There are other reports about the same organism as a cause of exogenous fungal endophthalmitis: postsurgical [3, 4] or posttraumatic [5]. In a study on vitrectomy for endogenous fungal endophthalmitis by Shen and Xu [6], Aspergillus niger represented 10% of the cases, while Candida albicans was by far the most common organism.

Contrary to other case reports where vitreous biopsy was positive, our case’s vitreous biopsy was negative bilaterally. Surprisingly, Subretinal aspirate biopsy yielded positive results and solved the dilemma. Treatment with intravitreal amphotericin B remains the gold standard for fungal endophthalmitis cases. Retinal toxicity should be kept in consideration.

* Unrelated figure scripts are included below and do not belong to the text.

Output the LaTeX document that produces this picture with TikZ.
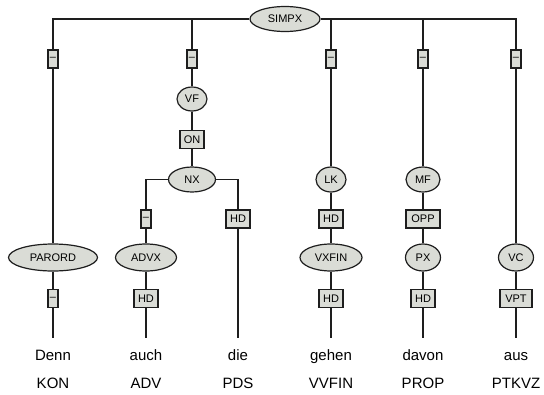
\documentclass[tikz,border=0pt]{standalone}
\usepackage{fontspec}
\setmainfont{Liberation Sans}
\usetikzlibrary{shapes.geometric}
\definecolor{nodefill}{RGB}{218,220,214}
\definecolor{lineclr}{RGB}{30,30,30}
\tikzset{
  cat/.style={ellipse, draw=lineclr, fill=nodefill, line width=1.2pt, inner sep=0pt, font=\fontsize{11}{13}\selectfont},
  fn/.style={rectangle, draw=lineclr, fill=nodefill, line width=1.2pt, inner sep=0pt, minimum width=24pt, minimum height=18pt, font=\fontsize{11}{13}\selectfont},
  dashbox/.style={fn, minimum width=10pt, minimum height=18pt},
  word/.style={anchor=base, inner sep=0pt, font=\fontsize{15}{17}\selectfont},
  conn/.style={draw=lineclr, line width=1.2pt}
}
\begin{document}
\begin{tikzpicture}[x=1pt,y=-1pt]
\useasboundingbox (0,0) rectangle (544,394);
% ends of the vertical lines above words
\coordinate (e1) at (53,338);
\coordinate (e2) at (146,338);
\coordinate (e3) at (238,338);
\coordinate (e4) at (331,338);
\coordinate (e5) at (423,338);
\coordinate (e6) at (516,338);
% nodes
\node[cat, minimum width=70pt, minimum height=25pt] (simpx) at (285,19) {SIMPX};
\node[dashbox] (d1) at (53,59) {–};
\node[dashbox] (d2) at (192,59) {–};
\node[dashbox] (d3) at (331,59) {–};
\node[dashbox] (d4) at (423,59) {–};
\node[dashbox] (d5) at (516,59) {–};
\node[cat, minimum width=30pt, minimum height=24pt] (vf) at (192,99) {VF};
\node[fn] (on) at (192,139.5) {ON};
\node[cat, minimum width=47pt, minimum height=25pt] (nx) at (192,179.5) {NX};
\node[dashbox] (d6) at (146,219) {–};
\node[fn] (hd1) at (238,219) {HD};
\node[cat, minimum width=30pt, minimum height=25pt] (lk) at (331,179.5) {LK};
\node[cat, minimum width=34pt, minimum height=25pt] (mf) at (423,179.5) {MF};
\node[fn] (hd2) at (331,219) {HD};
\node[fn, minimum width=34pt] (opp) at (423,219) {OPP};
\node[cat, minimum width=89pt, minimum height=27pt] (parord) at (53,257.5) {PARORD};
\node[cat, minimum width=61pt, minimum height=27pt] (advx) at (146,257.5) {ADVX};
\node[cat, minimum width=62pt, minimum height=27pt] (vxfin) at (331,257.5) {VXFIN};
\node[cat, minimum width=35pt, minimum height=27pt] (px) at (423,257.5) {PX};
\node[cat, minimum width=35pt, minimum height=27pt] (vc) at (516,257.5) {VC};
\node[dashbox] (d7) at (53,298.5) {–};
\node[fn] (hd3) at (146,298.5) {HD};
\node[fn] (hd4) at (331,298.5) {HD};
\node[fn] (hd5) at (423,298.5) {HD};
\node[fn, minimum width=32pt] (vpt) at (516,298.5) {VPT};
% connectors
\path[conn]
  (simpx.west) -| (d1.north)
  (simpx.west) -| (d2.north)
  (simpx.east) -| (d3.north)
  (simpx.east) -| (d4.north)
  (simpx.east) -| (d5.north)
  (d1) -- (parord) (parord) -- (d7) (d7.south) -- (e1)
  (d2) -- (vf) (vf) -- (on) (on) -- (nx)
  (nx.west) -| (d6.north) (d6) -- (advx) (advx) -- (hd3) (hd3.south) -- (e2)
  (nx.east) -| (hd1.north) (hd1.south) -- (e3)
  (d3) -- (lk) (lk) -- (hd2) (hd2) -- (vxfin) (vxfin) -- (hd4) (hd4.south) -- (e4)
  (d4) -- (mf) (mf) -- (opp) (opp) -- (px) (px) -- (hd5) (hd5.south) -- (e5)
  (d5) -- (vc) (vc) -- (vpt) (vpt.south) -- (e6);
% words
\node[word] (w1) at (53,360) {Denn};
\node[word] (w2) at (146,360) {auch};
\node[word] (w3) at (238,360) {die};
\node[word] (w4) at (331,360) {gehen};
\node[word] (w5) at (423,360) {davon};
\node[word] (w6) at (516,360) {aus};
\node[word] (p1) at (53,388) {KON};
\node[word] (p2) at (146,388) {ADV};
\node[word] (p3) at (238,388) {PDS};
\node[word] (p4) at (331,388) {VVFIN};
\node[word] (p5) at (423,388) {PROP};
\node[word] (p6) at (516,388) {PTKVZ};
\end{tikzpicture}
\end{document}
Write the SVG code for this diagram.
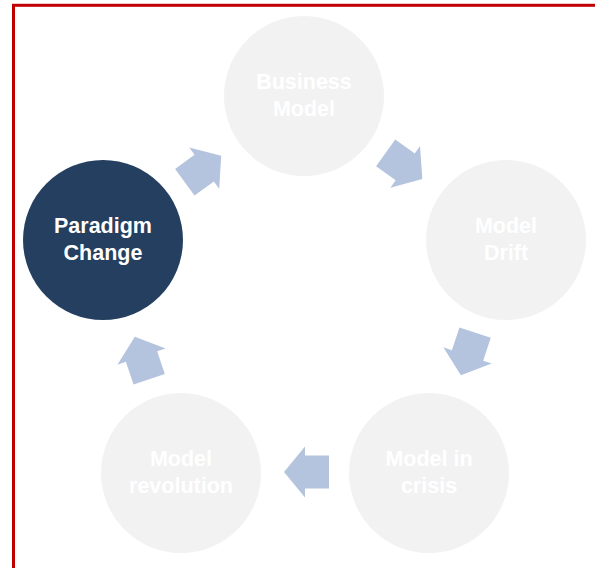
<svg xmlns="http://www.w3.org/2000/svg" width="595" height="568" viewBox="0 0 595 568">
<style>
.c{fill:#f2f2f2}
.d{fill:#243f60}
.t{font-family:"Liberation Sans",Arial,sans-serif;font-weight:bold;font-size:21.5px;fill:#ffffff;text-anchor:middle}
.a{fill:#b4c4df}
</style>
<defs>
<path id="arr" d="M-22.5,-16.5 L1.5,-16.5 L1.5,-25.5 L22.5,0 L1.5,25.5 L1.5,16.5 L-22.5,16.5 Z"/>
</defs>
<rect x="0" y="0" width="595" height="568" fill="#ffffff"/>
<rect x="13.5" y="5.3" width="620" height="620" fill="none" stroke="#c00000" stroke-width="3"/>
<g id="connectors" class="a">
<use href="#arr" transform="translate(203,169) rotate(-36)"/>
<use href="#arr" transform="translate(404,166) rotate(35.5)"/>
<use href="#arr" transform="translate(468,354) rotate(108.4)"/>
<use href="#arr" transform="translate(306.5,472) rotate(180)"/>
<use href="#arr" transform="translate(142,358) rotate(251.4)"/>
</g>
<g id="business-model">
<circle class="c" cx="304" cy="96" r="80"/>
<text class="t" x="304" y="89">Business</text>
<text class="t" x="304" y="116">Model</text>
</g>
<g id="model-drift">
<circle class="c" cx="506" cy="240" r="80"/>
<text class="t" x="506" y="233">Model</text>
<text class="t" x="506" y="260">Drift</text>
</g>
<g id="model-in-crisis">
<circle class="c" cx="429" cy="473" r="80"/>
<text class="t" x="429" y="466">Model in</text>
<text class="t" x="429" y="493">crisis</text>
</g>
<g id="model-revolution">
<circle class="c" cx="181" cy="473" r="80"/>
<text class="t" x="181" y="466">Model</text>
<text class="t" x="181" y="493">revolution</text>
</g>
<g id="paradigm-change">
<circle class="d" cx="103" cy="240" r="80"/>
<text class="t" x="103" y="233">Paradigm</text>
<text class="t" x="103" y="260">Change</text>
</g>
</svg>
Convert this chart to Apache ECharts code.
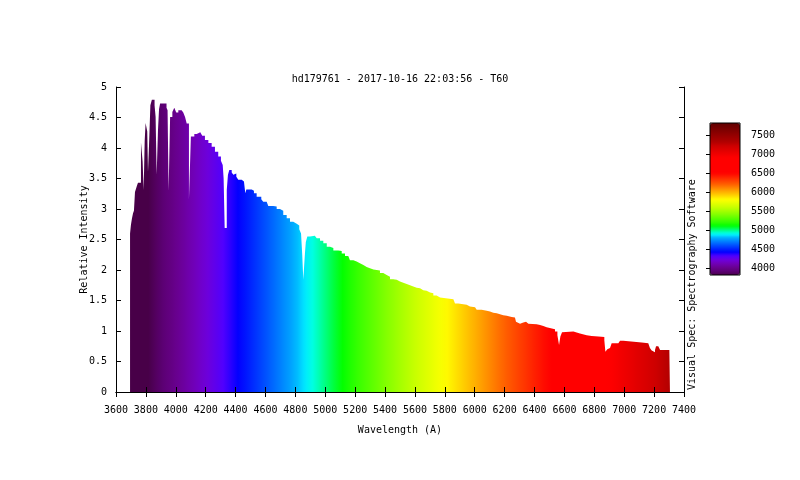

Although systemic workup for the patient did not reveal any abnormality (blood and chest imaging), we think that bilateral choroidal seedling with fungal infection is the result of transient fungemia (which could be related to history of drug abuse). The first vitreous biopsy showed abnormal lymphocytes which, together with B scan evidence of choroidal thickening, pointed to intraocular lymphoma as a possible differential diagnosis, although the clinical presentation and fundus appearance were not typical of lymphoma (subretinal infiltrate was confluent and not scattered as in lymphoma).

While two vitreous biopsies (one from each eye) were negative for microbes, subretinal biopsy was positive. This could be explained by the fact that the organism is seeded from the blood to the choroid and may proliferate underneath the retina with minimal penetration into the vitreous cavity. This was similar to other reports about Aspergillus endophthalmitis by Kiang L et al. [7], in which positive culture from retinal invasive aspergilloma confirmed the diagnosis after initial diagnostic vitrectomy yielded a single colony of Aspergillus and was initially considered a contaminant. The difference, however, lies in the fact that our vitreous biopsies were negative.

Intraocular lymphoma can masquerade posterior uveitis. The incidence of primary vitreoretinal lymphoma (PVRL) has increased during the last few decades. Differential diagnostic distinction between lymphoma and posterior uveitis is often difficult, so that adequate diagnosis and treatment are often delayed. This is fatal, because PVRL is often associated with primary central nervous lymphoma. To confirm the diagnosis, prior treatment of cytological or histological detection of lymphoma cells is the gold standard. Therefore, a diagnostic vitrectomy should be performed with vitreous biopsy and sometimes transretinal biopsy [8].

4. Conclusion

(i)Subretinal aspirate and retinal biopsy are important armamentarium in the diagnosis of infectious uveitis when vitreous biopsy is negative.

Conflicts of Interest

All authors declare that there are no financial conflicts of interest.